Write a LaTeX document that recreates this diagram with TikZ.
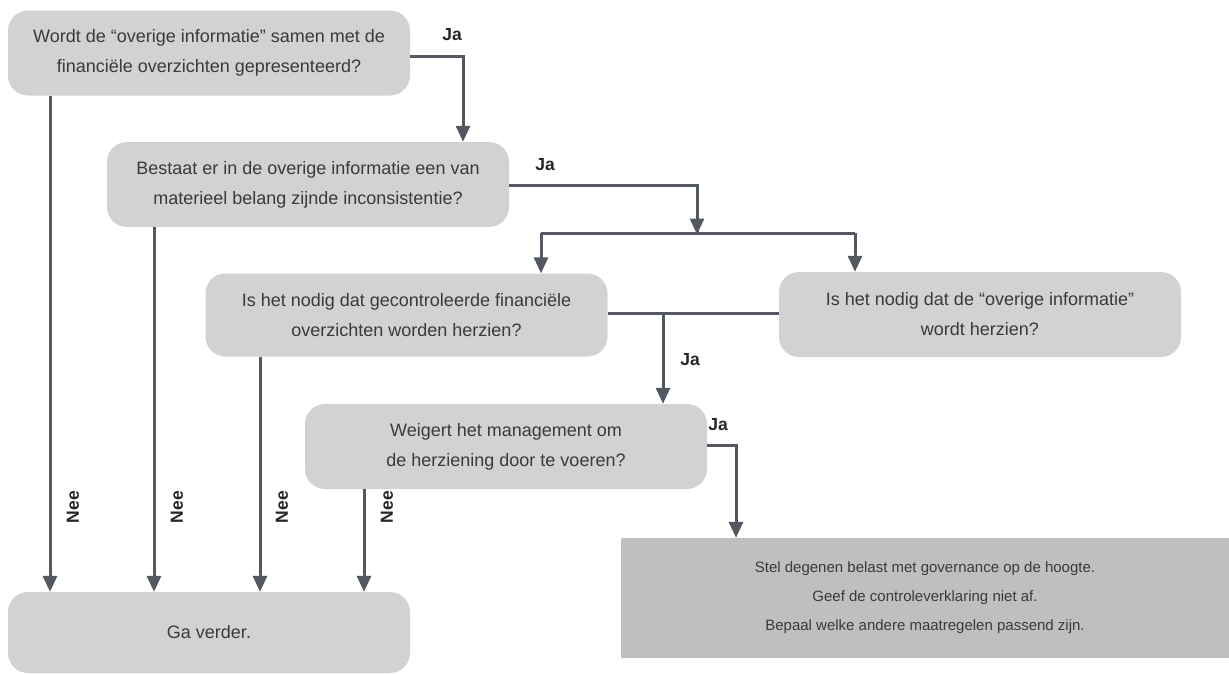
\documentclass[tikz,border=0pt]{standalone}
\usepackage{fontspec}
\setmainfont{Liberation Sans}
\usetikzlibrary{arrows.meta,positioning,calc}
\definecolor{boxgrey}{HTML}{D3D2D3}
\definecolor{actiongrey}{HTML}{BFBFC1}
\definecolor{linegrey}{HTML}{545861}
\definecolor{textgrey}{HTML}{3A3A3A}
\begin{document}
\begin{tikzpicture}[x=1pt,y=-1pt,
  question/.style={fill=boxgrey, rounded corners=20pt, minimum width=402pt,
    minimum height=85pt, align=center, text=textgrey,
    font=\fontsize{18}{30}\selectfont, inner sep=0pt},
  action/.style={fill=actiongrey, minimum width=608pt, minimum height=120pt,
    align=center, text=textgrey, font=\fontsize{15}{29}\selectfont, inner sep=0pt},
  flow/.style={draw=linegrey, line width=3pt,
    -{Triangle[width=14pt,length=16pt]}},
  link/.style={draw=linegrey, line width=3pt},
  yes/.style={font=\bfseries\fontsize{17.5}{20}\selectfont, text=black!85},
  no/.style={font=\bfseries\fontsize{17.5}{20}\selectfont, text=black!85, rotate=90}]
\useasboundingbox (0,0) rectangle (1229,673);

% question boxes
\node[question] (q1) at (209,53)
  {Wordt de “overige informatie” samen met de\\financiële overzichten gepresenteerd?};
\node[question] (q2) at (308,184.5)
  {Bestaat er in de overige informatie een van\\materieel belang zijnde inconsistentie?};
\node[question, minimum height=83pt] (q3) at (406.5,315)
  {Is het nodig dat gecontroleerde financiële\\overzichten worden herzien?};
\node[question] (q4) at (980,314.5)
  {Is het nodig dat de “overige informatie”\\wordt herzien?};
\node[question] (q5) at (506,446.5)
  {Weigert het management om\\de herziening door te voeren?};
\node[question, minimum height=81pt] (q6) at (209,632.5) {Ga verder.};
\node[action] (act) at (925,598)
  {Stel degenen belast met governance op de hoogte.\\Geef de controleverklaring niet af.\\Bepaal welke andere maatregelen passend zijn.};

% "Ja" branches
\coordinate (j1) at (463,56);
\draw[flow] (q1.east |- j1) -| (q2.north -| j1);
\node[yes] at (452,35) {Ja};

\coordinate (j2) at (697,185);
\coordinate (split) at (697,233);
\draw[link] (q2.east |- j2) -| (split);
\draw[flow] (j2) -- ($(split)+(0,1.5)$);
\coordinate (sl) at (541,233);
\coordinate (sr) at (855,233);
\draw[link] (sl) -- (sr);
\draw[flow] (sl) -- (q3.north -| sl);
\draw[flow] (sr) -- (q4.north -| sr);
\node[yes] at (545,165) {Ja};

\coordinate (j3) at (663,313);
\draw[link] (q3.east |- j3) -- (q4.west |- j3);
\draw[flow] (j3) -- (q5.north -| j3);
\node[yes] at (690,360) {Ja};

\coordinate (j4) at (736,445);
\draw[flow] (q5.east |- j4) -| (act.north -| j4);
\node[yes] at (718,425) {Ja};

% "Nee" branches into "Ga verder."
\foreach \src/\xx/\lx in {q1/50/73, q2/154/177, q3/260/282, q5/364/387}{
  \coordinate (nx) at (\xx,0);
  \draw[flow] (\src.south -| nx) -- (q6.north -| nx);
  \node[no] at (\lx,507) {Nee};
}
\end{tikzpicture}
\end{document}
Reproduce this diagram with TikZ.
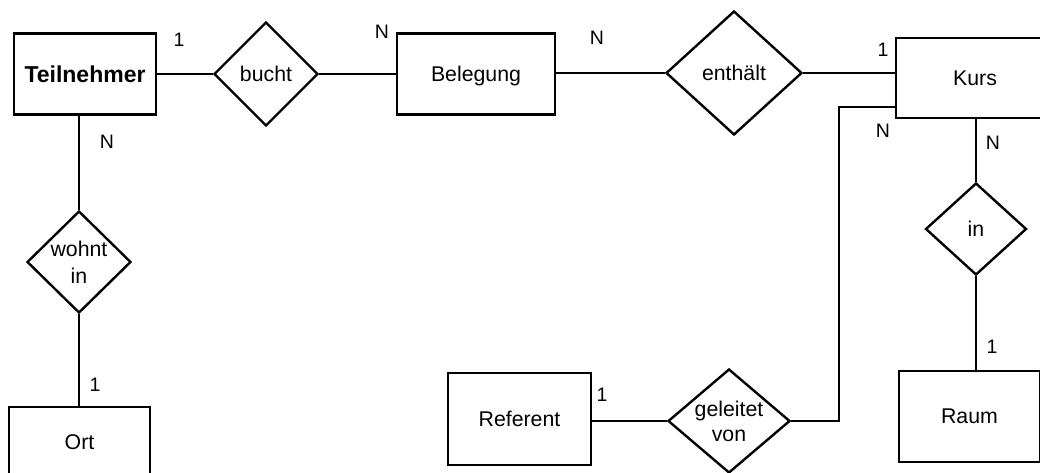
\documentclass[tikz,border=0pt]{standalone}
\usepackage{fontspec}
\setmainfont{Liberation Sans}
\usetikzlibrary{shapes.geometric}
\begin{document}
\begin{tikzpicture}[x=1pt,y=-1pt,
  every node/.style={font=\fontsize{21.3}{26}\selectfont},
  entity/.style={draw, line width=2.4pt, rectangle, inner sep=0pt, text depth=0pt},
  rel/.style={draw, line width=2.4pt, diamond, inner sep=-14pt, align=center},
  card/.style={inner sep=0pt, font=\fontsize{19.5}{21}\selectfont},
  conn/.style={line width=2.4pt}]
\useasboundingbox (0,0) rectangle (1040,473);
% entities
\node[entity, minimum width=142pt, minimum height=81pt, font=\fontsize{23}{26}\selectfont\bfseries] (teil) at (85,74) {Teilnehmer};
\node[entity, minimum width=158pt, minimum height=81pt] (beleg) at (476,74) {Belegung};
\node[entity, minimum width=158pt, minimum height=80pt] (kurs) at (975,78) {Kurs};
\node[entity, minimum width=141pt, minimum height=91pt] (raum) at (969.5,416.5) {Raum};
\node[entity, minimum width=141pt, minimum height=70pt] (ort) at (79.5,442) {Ort};
\node[entity, minimum width=143pt, minimum height=92pt] (ref) at (519.5,419) {Referent};
% relationships
\node[rel, minimum width=104pt, minimum height=104pt, text depth=0pt] (bucht) at (266,74) {bucht};
\node[rel, minimum width=136pt, minimum height=124pt, text depth=0pt] (enth) at (734,73) {enthält};
\node[rel, minimum width=101pt, minimum height=92pt, text depth=0pt] (in) at (976,229) {in};
\node[rel, minimum width=104pt, minimum height=102pt, font=\fontsize{21.3}{27}\selectfont] (wohnt) at (79,262) {wohnt\\in};
\node[rel, minimum width=122pt, minimum height=104pt, font=\fontsize{21.3}{25}\selectfont] (geleitet) at (729,421) {geleitet\\von};
% connectors
\draw[conn] (teil) -- (bucht);
\draw[conn] (bucht) -- (beleg);
\draw[conn] (beleg.east |- enth.west) -- (enth.west);
\draw[conn] (enth.east) -- (enth.east -| kurs.west);
\draw[conn] (in.north |- kurs.south) -- (in.north);
\draw[conn] (in.south) -- (in.south |- raum.north);
\draw[conn] (wohnt.north |- teil.south) -- (wohnt.north);
\draw[conn] (wohnt.south) -- (wohnt.south |- ort.north);
\draw[conn] (geleitet.west -| ref.east) -- (geleitet.west);
\coordinate (bend) at (839,107);
\draw[conn] (geleitet.east) -| (bend) -- (bend -| kurs.west);
% cardinalities
\node[card] (c1) at (179,40) {1};
\node[card] (c2) at (382,32) {N};
\node[card] (c3) at (597,38) {N};
\node[card] (c4) at (883,50) {1};
\node[card] (c5) at (883,131) {N};
\node[card] (c6) at (993,143) {N};
\node[card] (c7) at (992,347) {1};
\node[card] (c8) at (107,142) {N};
\node[card] (c9) at (95,385) {1};
\node[card] (c10) at (602,395) {1};
\end{tikzpicture}
\end{document}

□ □ □

**EXERCISE AIM**: The entries above should be reproduced exactly, without their pictures.

**WRITTEN ANSWER**:
Write a LaTeX document that recreates this diagram with TikZ.
\documentclass[tikz,border=0pt]{standalone}
\usepackage{fontspec}
\setmainfont{Liberation Sans}
\usetikzlibrary{arrows.meta,positioning,calc}
\definecolor{boxgrey}{HTML}{D3D2D3}
\definecolor{actiongrey}{HTML}{BFBFC1}
\definecolor{linegrey}{HTML}{545861}
\definecolor{textgrey}{HTML}{3A3A3A}
\begin{document}
\begin{tikzpicture}[x=1pt,y=-1pt,
  question/.style={fill=boxgrey, rounded corners=20pt, minimum width=402pt,
    minimum height=85pt, align=center, text=textgrey,
    font=\fontsize{18}{30}\selectfont, inner sep=0pt},
  action/.style={fill=actiongrey, minimum width=608pt, minimum height=120pt,
    align=center, text=textgrey, font=\fontsize{15}{29}\selectfont, inner sep=0pt},
  flow/.style={draw=linegrey, line width=3pt,
    -{Triangle[width=14pt,length=16pt]}},
  link/.style={draw=linegrey, line width=3pt},
  yes/.style={font=\bfseries\fontsize{17.5}{20}\selectfont, text=black!85},
  no/.style={font=\bfseries\fontsize{17.5}{20}\selectfont, text=black!85, rotate=90}]
\useasboundingbox (0,0) rectangle (1229,673);

% question boxes
\node[question] (q1) at (209,53)
  {Wordt de “overige informatie” samen met de\\financiële overzichten gepresenteerd?};
\node[question] (q2) at (308,184.5)
  {Bestaat er in de overige informatie een van\\materieel belang zijnde inconsistentie?};
\node[question, minimum height=83pt] (q3) at (406.5,315)
  {Is het nodig dat gecontroleerde financiële\\overzichten worden herzien?};
\node[question] (q4) at (980,314.5)
  {Is het nodig dat de “overige informatie”\\wordt herzien?};
\node[question] (q5) at (506,446.5)
  {Weigert het management om\\de herziening door te voeren?};
\node[question, minimum height=81pt] (q6) at (209,632.5) {Ga verder.};
\node[action] (act) at (925,598)
  {Stel degenen belast met governance op de hoogte.\\Geef de controleverklaring niet af.\\Bepaal welke andere maatregelen passend zijn.};

% "Ja" branches
\coordinate (j1) at (463,56);
\draw[flow] (q1.east |- j1) -| (q2.north -| j1);
\node[yes] at (452,35) {Ja};

\coordinate (j2) at (697,185);
\coordinate (split) at (697,233);
\draw[link] (q2.east |- j2) -| (split);
\draw[flow] (j2) -- ($(split)+(0,1.5)$);
\coordinate (sl) at (541,233);
\coordinate (sr) at (855,233);
\draw[link] (sl) -- (sr);
\draw[flow] (sl) -- (q3.north -| sl);
\draw[flow] (sr) -- (q4.north -| sr);
\node[yes] at (545,165) {Ja};

\coordinate (j3) at (663,313);
\draw[link] (q3.east |- j3) -- (q4.west |- j3);
\draw[flow] (j3) -- (q5.north -| j3);
\node[yes] at (690,360) {Ja};

\coordinate (j4) at (736,445);
\draw[flow] (q5.east |- j4) -| (act.north -| j4);
\node[yes] at (718,425) {Ja};

% "Nee" branches into "Ga verder."
\foreach \src/\xx/\lx in {q1/50/73, q2/154/177, q3/260/282, q5/364/387}{
  \coordinate (nx) at (\xx,0);
  \draw[flow] (\src.south -| nx) -- (q6.north -| nx);
  \node[no] at (\lx,507) {Nee};
}
\end{tikzpicture}
\end{document}
Reproduce this diagram with TikZ.
\documentclass[tikz,border=0pt]{standalone}
\usepackage{fontspec}
\setmainfont{Liberation Sans}
\usetikzlibrary{shapes.geometric}
\begin{document}
\begin{tikzpicture}[x=1pt,y=-1pt,
  every node/.style={font=\fontsize{21.3}{26}\selectfont},
  entity/.style={draw, line width=2.4pt, rectangle, inner sep=0pt, text depth=0pt},
  rel/.style={draw, line width=2.4pt, diamond, inner sep=-14pt, align=center},
  card/.style={inner sep=0pt, font=\fontsize{19.5}{21}\selectfont},
  conn/.style={line width=2.4pt}]
\useasboundingbox (0,0) rectangle (1040,473);
% entities
\node[entity, minimum width=142pt, minimum height=81pt, font=\fontsize{23}{26}\selectfont\bfseries] (teil) at (85,74) {Teilnehmer};
\node[entity, minimum width=158pt, minimum height=81pt] (beleg) at (476,74) {Belegung};
\node[entity, minimum width=158pt, minimum height=80pt] (kurs) at (975,78) {Kurs};
\node[entity, minimum width=141pt, minimum height=91pt] (raum) at (969.5,416.5) {Raum};
\node[entity, minimum width=141pt, minimum height=70pt] (ort) at (79.5,442) {Ort};
\node[entity, minimum width=143pt, minimum height=92pt] (ref) at (519.5,419) {Referent};
% relationships
\node[rel, minimum width=104pt, minimum height=104pt, text depth=0pt] (bucht) at (266,74) {bucht};
\node[rel, minimum width=136pt, minimum height=124pt, text depth=0pt] (enth) at (734,73) {enthält};
\node[rel, minimum width=101pt, minimum height=92pt, text depth=0pt] (in) at (976,229) {in};
\node[rel, minimum width=104pt, minimum height=102pt, font=\fontsize{21.3}{27}\selectfont] (wohnt) at (79,262) {wohnt\\in};
\node[rel, minimum width=122pt, minimum height=104pt, font=\fontsize{21.3}{25}\selectfont] (geleitet) at (729,421) {geleitet\\von};
% connectors
\draw[conn] (teil) -- (bucht);
\draw[conn] (bucht) -- (beleg);
\draw[conn] (beleg.east |- enth.west) -- (enth.west);
\draw[conn] (enth.east) -- (enth.east -| kurs.west);
\draw[conn] (in.north |- kurs.south) -- (in.north);
\draw[conn] (in.south) -- (in.south |- raum.north);
\draw[conn] (wohnt.north |- teil.south) -- (wohnt.north);
\draw[conn] (wohnt.south) -- (wohnt.south |- ort.north);
\draw[conn] (geleitet.west -| ref.east) -- (geleitet.west);
\coordinate (bend) at (839,107);
\draw[conn] (geleitet.east) -| (bend) -- (bend -| kurs.west);
% cardinalities
\node[card] (c1) at (179,40) {1};
\node[card] (c2) at (382,32) {N};
\node[card] (c3) at (597,38) {N};
\node[card] (c4) at (883,50) {1};
\node[card] (c5) at (883,131) {N};
\node[card] (c6) at (993,143) {N};
\node[card] (c7) at (992,347) {1};
\node[card] (c8) at (107,142) {N};
\node[card] (c9) at (95,385) {1};
\node[card] (c10) at (602,395) {1};
\end{tikzpicture}
\end{document}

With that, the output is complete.